**Material provided:**

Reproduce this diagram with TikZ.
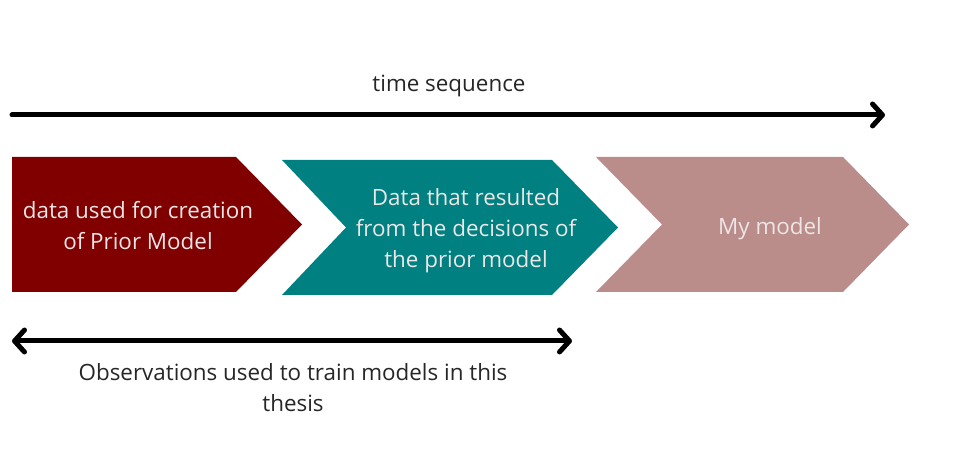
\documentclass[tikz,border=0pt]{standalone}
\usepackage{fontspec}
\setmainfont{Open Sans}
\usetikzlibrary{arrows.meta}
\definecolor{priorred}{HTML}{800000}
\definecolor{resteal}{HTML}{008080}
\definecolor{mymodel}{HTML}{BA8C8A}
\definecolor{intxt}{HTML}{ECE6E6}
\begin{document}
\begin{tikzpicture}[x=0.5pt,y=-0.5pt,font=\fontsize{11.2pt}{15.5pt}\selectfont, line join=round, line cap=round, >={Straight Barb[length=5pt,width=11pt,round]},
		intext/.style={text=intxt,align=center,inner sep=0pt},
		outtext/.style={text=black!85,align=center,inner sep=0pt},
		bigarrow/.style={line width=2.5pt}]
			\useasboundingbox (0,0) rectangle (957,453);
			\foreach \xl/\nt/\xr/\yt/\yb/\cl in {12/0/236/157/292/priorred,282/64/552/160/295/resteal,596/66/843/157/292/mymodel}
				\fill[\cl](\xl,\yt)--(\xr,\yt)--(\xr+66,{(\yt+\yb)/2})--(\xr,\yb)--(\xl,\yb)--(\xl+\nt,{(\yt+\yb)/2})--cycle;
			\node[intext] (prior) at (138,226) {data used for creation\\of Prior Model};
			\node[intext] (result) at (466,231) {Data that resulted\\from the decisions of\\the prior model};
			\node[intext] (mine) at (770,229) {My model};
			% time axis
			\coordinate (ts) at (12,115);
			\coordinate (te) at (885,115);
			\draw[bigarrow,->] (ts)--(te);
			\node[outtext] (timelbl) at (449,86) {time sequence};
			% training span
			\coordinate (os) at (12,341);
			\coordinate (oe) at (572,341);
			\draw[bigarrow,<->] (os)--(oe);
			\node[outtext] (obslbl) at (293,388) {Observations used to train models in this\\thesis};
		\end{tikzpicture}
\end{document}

**Written task:** Reproduce the full material exactly, excluding the pictures.

**Task response:**
Reproduce this diagram with TikZ.
\documentclass[tikz,border=0pt]{standalone}
\usepackage{fontspec}
\setmainfont{Open Sans}
\usetikzlibrary{arrows.meta}
\definecolor{priorred}{HTML}{800000}
\definecolor{resteal}{HTML}{008080}
\definecolor{mymodel}{HTML}{BA8C8A}
\definecolor{intxt}{HTML}{ECE6E6}
\begin{document}
\begin{tikzpicture}[x=0.5pt,y=-0.5pt,font=\fontsize{11.2pt}{15.5pt}\selectfont, line join=round, line cap=round, >={Straight Barb[length=5pt,width=11pt,round]},
		intext/.style={text=intxt,align=center,inner sep=0pt},
		outtext/.style={text=black!85,align=center,inner sep=0pt},
		bigarrow/.style={line width=2.5pt}]
			\useasboundingbox (0,0) rectangle (957,453);
			\foreach \xl/\nt/\xr/\yt/\yb/\cl in {12/0/236/157/292/priorred,282/64/552/160/295/resteal,596/66/843/157/292/mymodel}
				\fill[\cl](\xl,\yt)--(\xr,\yt)--(\xr+66,{(\yt+\yb)/2})--(\xr,\yb)--(\xl,\yb)--(\xl+\nt,{(\yt+\yb)/2})--cycle;
			\node[intext] (prior) at (138,226) {data used for creation\\of Prior Model};
			\node[intext] (result) at (466,231) {Data that resulted\\from the decisions of\\the prior model};
			\node[intext] (mine) at (770,229) {My model};
			% time axis
			\coordinate (ts) at (12,115);
			\coordinate (te) at (885,115);
			\draw[bigarrow,->] (ts)--(te);
			\node[outtext] (timelbl) at (449,86) {time sequence};
			% training span
			\coordinate (os) at (12,341);
			\coordinate (oe) at (572,341);
			\draw[bigarrow,<->] (os)--(oe);
			\node[outtext] (obslbl) at (293,388) {Observations used to train models in this\\thesis};
		\end{tikzpicture}
\end{document}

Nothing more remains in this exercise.